Interrogé sur ses relations avec la présidence de la République et le parti Ennahdha, Chahed a souligné : « Quant à ma relation avec le président de la République, elle est excellente. Il y a une grande coopération entre les deux institutions pour l'intérêt du pays ». Il a aussi été appelé à réagir au communiqué publié aujourd'hui par l'UGTT dans lequel la centrale syndicale écrit que « la privatisation des sociétés publiques est une ligne rouge à ne pas franchir », il a rétorqué qu'il n'existe aucune ligne rouge et que tous les dossiers peuvent être sujets à discussion.
Youssef Chahed a aussi été questionné sur l'affaire de la Tunisienne et du Franco-Algérien, condamnés à de la prison ferme pour « atteinte aux mœurs » et « outrage à un fonctionnaire ». Tout en réaffirmant son « attachement à l'indépendance de la justice » dont il s'est abstenu de commenter les verdicts, le chef du gouvernement a assuré que « si la Tunisie a réalisé certaines avancées en matières de libertés individuelles, du chemin reste à faire et certaines lois doivent être discutées ».
Revenant sur les développements au sein de Nidaa Tounes, Youssef Chahed a fait part de sa « satisfaction » quant à la tenue du prochain congrès électif soulignant qu'il ne se présentera pas puisqu'il préfère « se concentrer beaucoup plus sur l'action gouvernementale ».

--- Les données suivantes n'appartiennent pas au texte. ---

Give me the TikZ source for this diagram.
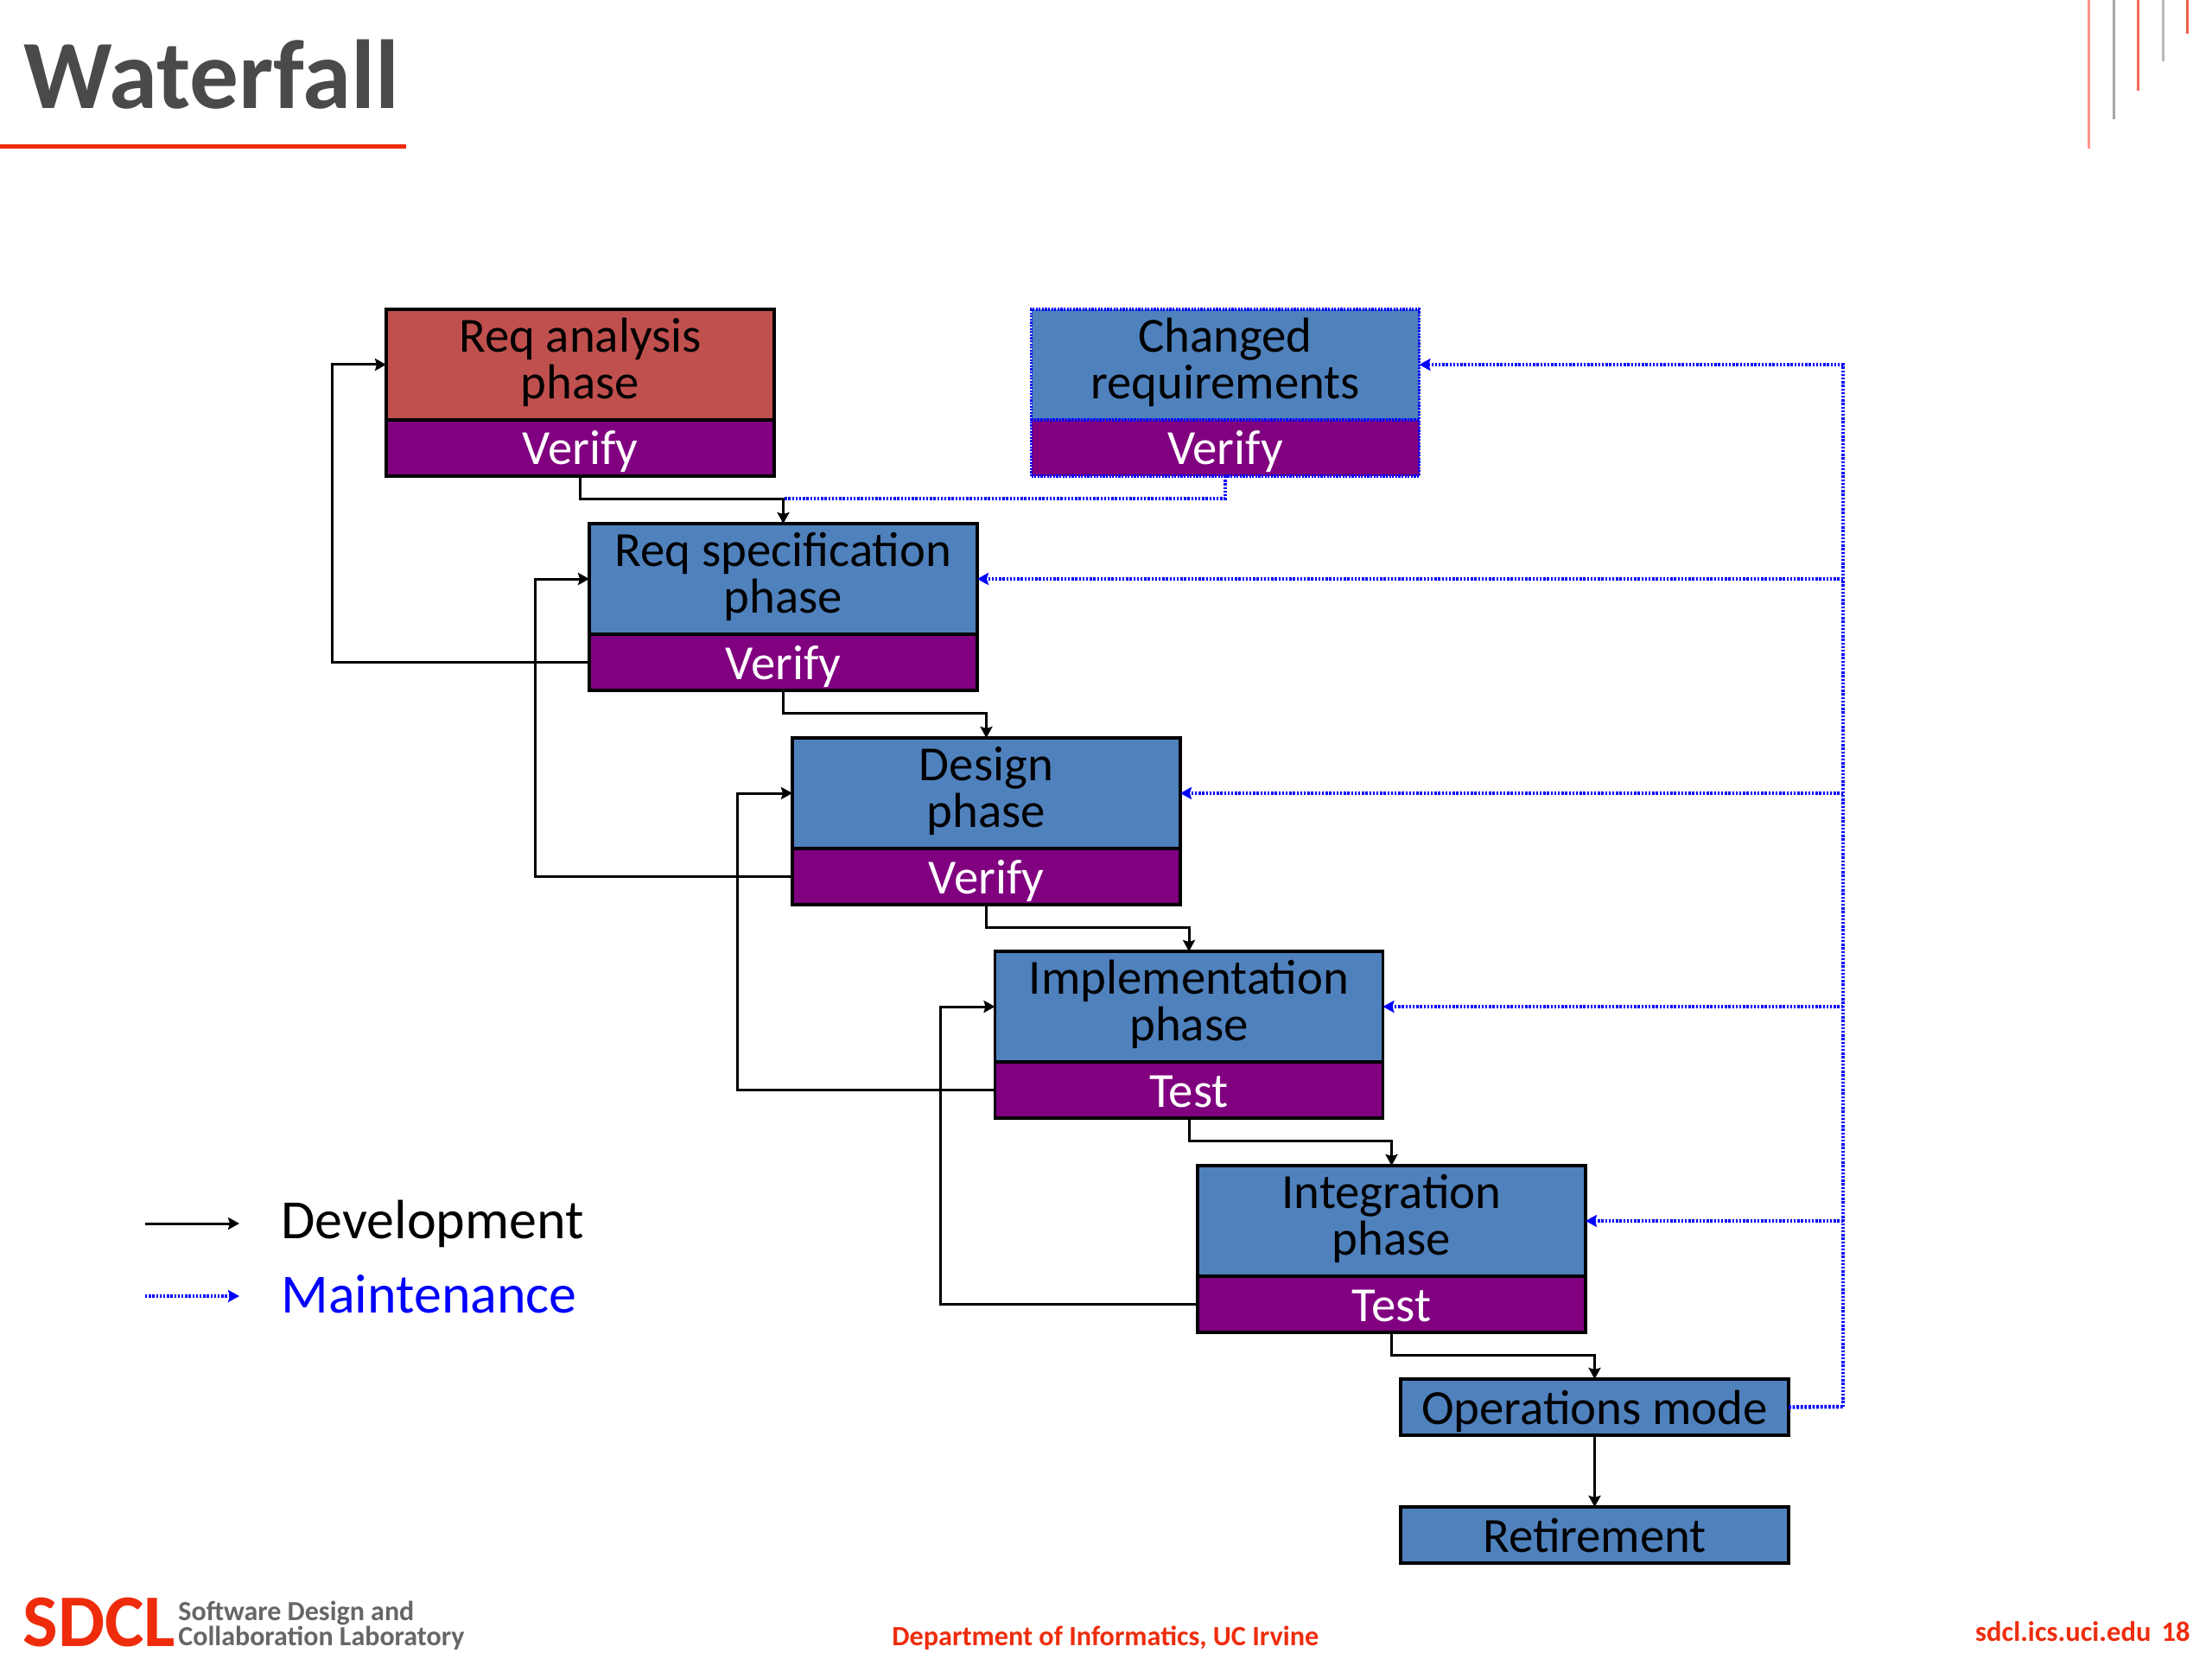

Aux membres de son gouvernement, le chef du gouvernement a indiqué que « personne ne peut revenir en arrière, il n'y a de place que pour les audacieux, mieux vaut prendre une décision erronée que de ne rien faire du tout. » Quant à l'opposition, il l'a appelée à faire preuve de plus de responsabilité mais aussi à « élever le niveau ». S'adressant aux citoyens tunisiens, il a enfin déclaré : « Ceci est notre pays et tout ce que nous pouvons faire pour ce pays, nous le ferons. Il faut un retour au travail ! […] Soit nous passons notre temps à pleurer, soit nous pouvons retrousser nos manches et travailler. Le futur sera à nous et nous pouvons redonner espoir ! ».